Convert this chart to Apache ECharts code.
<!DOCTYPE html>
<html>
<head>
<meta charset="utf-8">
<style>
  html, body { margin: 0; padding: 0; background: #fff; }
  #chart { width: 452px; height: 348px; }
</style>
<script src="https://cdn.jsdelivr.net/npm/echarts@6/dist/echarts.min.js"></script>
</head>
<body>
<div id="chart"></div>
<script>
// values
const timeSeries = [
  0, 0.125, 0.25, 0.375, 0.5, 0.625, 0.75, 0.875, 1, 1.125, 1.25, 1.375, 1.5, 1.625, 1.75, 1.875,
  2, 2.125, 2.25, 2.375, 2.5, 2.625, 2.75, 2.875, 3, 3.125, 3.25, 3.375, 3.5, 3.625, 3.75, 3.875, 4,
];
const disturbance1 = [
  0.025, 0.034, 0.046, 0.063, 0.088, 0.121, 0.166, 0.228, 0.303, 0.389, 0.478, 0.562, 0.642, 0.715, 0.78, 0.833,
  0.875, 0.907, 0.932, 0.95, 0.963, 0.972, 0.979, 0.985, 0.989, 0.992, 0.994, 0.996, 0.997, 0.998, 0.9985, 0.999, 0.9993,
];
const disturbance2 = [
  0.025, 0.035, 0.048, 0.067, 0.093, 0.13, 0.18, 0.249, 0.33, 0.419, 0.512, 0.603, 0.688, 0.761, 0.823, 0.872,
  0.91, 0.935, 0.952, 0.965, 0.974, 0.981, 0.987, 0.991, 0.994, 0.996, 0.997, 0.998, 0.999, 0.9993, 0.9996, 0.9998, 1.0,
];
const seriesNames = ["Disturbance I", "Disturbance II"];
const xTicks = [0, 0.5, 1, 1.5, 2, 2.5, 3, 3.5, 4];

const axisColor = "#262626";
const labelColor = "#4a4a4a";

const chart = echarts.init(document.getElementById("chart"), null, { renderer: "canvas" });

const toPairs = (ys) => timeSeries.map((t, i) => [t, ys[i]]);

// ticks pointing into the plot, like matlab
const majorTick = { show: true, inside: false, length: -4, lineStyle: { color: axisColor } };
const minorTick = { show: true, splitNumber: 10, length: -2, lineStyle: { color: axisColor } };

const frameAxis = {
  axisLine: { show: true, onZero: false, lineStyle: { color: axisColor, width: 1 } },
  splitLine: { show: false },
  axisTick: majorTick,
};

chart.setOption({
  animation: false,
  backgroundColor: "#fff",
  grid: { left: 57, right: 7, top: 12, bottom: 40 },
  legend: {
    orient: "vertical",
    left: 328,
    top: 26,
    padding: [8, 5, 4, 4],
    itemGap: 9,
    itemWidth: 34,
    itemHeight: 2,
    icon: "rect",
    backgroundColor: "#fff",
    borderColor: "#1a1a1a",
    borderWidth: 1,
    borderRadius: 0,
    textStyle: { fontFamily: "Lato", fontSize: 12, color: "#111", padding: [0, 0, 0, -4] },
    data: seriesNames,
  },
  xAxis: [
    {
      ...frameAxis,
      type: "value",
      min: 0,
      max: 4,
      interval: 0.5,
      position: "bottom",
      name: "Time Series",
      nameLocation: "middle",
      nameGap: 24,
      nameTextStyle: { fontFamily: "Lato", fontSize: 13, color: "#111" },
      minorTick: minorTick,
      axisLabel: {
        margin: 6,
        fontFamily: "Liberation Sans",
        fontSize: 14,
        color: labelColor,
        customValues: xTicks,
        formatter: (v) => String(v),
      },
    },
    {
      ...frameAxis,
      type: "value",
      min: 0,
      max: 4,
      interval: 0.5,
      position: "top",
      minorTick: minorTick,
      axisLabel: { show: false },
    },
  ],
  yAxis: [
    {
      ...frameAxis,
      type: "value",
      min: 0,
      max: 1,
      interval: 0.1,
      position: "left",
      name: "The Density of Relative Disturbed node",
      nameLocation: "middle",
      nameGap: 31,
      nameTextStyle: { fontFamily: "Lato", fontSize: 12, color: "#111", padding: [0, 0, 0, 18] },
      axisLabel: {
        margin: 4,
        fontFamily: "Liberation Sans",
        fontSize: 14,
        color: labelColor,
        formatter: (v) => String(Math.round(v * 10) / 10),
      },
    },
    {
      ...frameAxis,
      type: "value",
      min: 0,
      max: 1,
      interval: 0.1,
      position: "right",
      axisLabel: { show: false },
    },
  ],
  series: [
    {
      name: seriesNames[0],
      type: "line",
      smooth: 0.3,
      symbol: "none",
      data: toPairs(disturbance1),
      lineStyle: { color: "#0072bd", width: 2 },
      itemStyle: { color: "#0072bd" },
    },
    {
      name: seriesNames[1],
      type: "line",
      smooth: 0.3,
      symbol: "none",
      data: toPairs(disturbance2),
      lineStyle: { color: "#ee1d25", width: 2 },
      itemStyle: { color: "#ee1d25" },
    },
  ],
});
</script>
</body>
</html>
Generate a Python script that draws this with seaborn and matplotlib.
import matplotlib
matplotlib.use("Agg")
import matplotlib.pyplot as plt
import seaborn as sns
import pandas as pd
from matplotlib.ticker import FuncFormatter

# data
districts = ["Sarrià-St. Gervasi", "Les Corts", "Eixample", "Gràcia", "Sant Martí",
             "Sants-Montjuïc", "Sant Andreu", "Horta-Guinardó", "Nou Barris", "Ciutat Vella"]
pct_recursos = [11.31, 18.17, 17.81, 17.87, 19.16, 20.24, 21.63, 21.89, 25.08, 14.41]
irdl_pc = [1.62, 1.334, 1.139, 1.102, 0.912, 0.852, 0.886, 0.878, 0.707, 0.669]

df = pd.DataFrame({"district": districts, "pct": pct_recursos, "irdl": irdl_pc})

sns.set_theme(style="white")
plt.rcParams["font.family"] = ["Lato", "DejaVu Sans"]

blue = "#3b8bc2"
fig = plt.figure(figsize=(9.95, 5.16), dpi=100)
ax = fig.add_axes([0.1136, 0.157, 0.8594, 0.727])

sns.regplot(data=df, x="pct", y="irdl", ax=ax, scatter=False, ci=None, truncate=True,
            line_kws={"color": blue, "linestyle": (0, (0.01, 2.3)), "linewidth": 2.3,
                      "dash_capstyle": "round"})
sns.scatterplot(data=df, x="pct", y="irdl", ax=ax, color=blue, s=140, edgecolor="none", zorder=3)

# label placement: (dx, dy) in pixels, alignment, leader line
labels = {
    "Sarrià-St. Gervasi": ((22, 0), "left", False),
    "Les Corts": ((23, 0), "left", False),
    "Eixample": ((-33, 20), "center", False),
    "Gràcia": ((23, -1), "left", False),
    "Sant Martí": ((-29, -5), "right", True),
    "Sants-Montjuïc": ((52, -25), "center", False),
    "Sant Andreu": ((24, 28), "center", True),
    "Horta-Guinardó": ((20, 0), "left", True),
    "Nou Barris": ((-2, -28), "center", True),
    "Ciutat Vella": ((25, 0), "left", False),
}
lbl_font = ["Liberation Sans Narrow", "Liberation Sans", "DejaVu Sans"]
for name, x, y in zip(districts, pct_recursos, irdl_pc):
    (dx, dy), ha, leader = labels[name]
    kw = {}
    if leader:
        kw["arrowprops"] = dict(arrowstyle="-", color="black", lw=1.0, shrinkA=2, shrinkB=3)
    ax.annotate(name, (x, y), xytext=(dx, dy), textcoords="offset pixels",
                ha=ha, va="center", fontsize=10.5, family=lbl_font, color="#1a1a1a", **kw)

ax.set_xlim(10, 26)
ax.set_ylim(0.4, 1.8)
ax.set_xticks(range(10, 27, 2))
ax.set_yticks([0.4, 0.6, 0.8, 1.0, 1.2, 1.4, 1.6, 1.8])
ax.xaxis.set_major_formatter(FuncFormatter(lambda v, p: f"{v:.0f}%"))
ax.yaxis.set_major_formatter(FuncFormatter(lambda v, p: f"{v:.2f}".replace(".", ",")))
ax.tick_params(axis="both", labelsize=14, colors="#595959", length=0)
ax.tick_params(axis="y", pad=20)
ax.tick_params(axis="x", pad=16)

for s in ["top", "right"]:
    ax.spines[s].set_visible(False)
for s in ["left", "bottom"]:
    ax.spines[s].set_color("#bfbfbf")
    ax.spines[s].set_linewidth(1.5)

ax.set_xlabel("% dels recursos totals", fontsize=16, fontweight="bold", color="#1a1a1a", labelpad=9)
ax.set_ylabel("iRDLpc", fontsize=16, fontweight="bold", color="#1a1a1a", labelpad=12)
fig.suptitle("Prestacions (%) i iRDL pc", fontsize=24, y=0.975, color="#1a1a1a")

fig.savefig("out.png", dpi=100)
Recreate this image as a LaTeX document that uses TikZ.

### Task directions
Find every line of the data that holds the string "matplotlib", then say how many there are and nothing else.

### The answer
5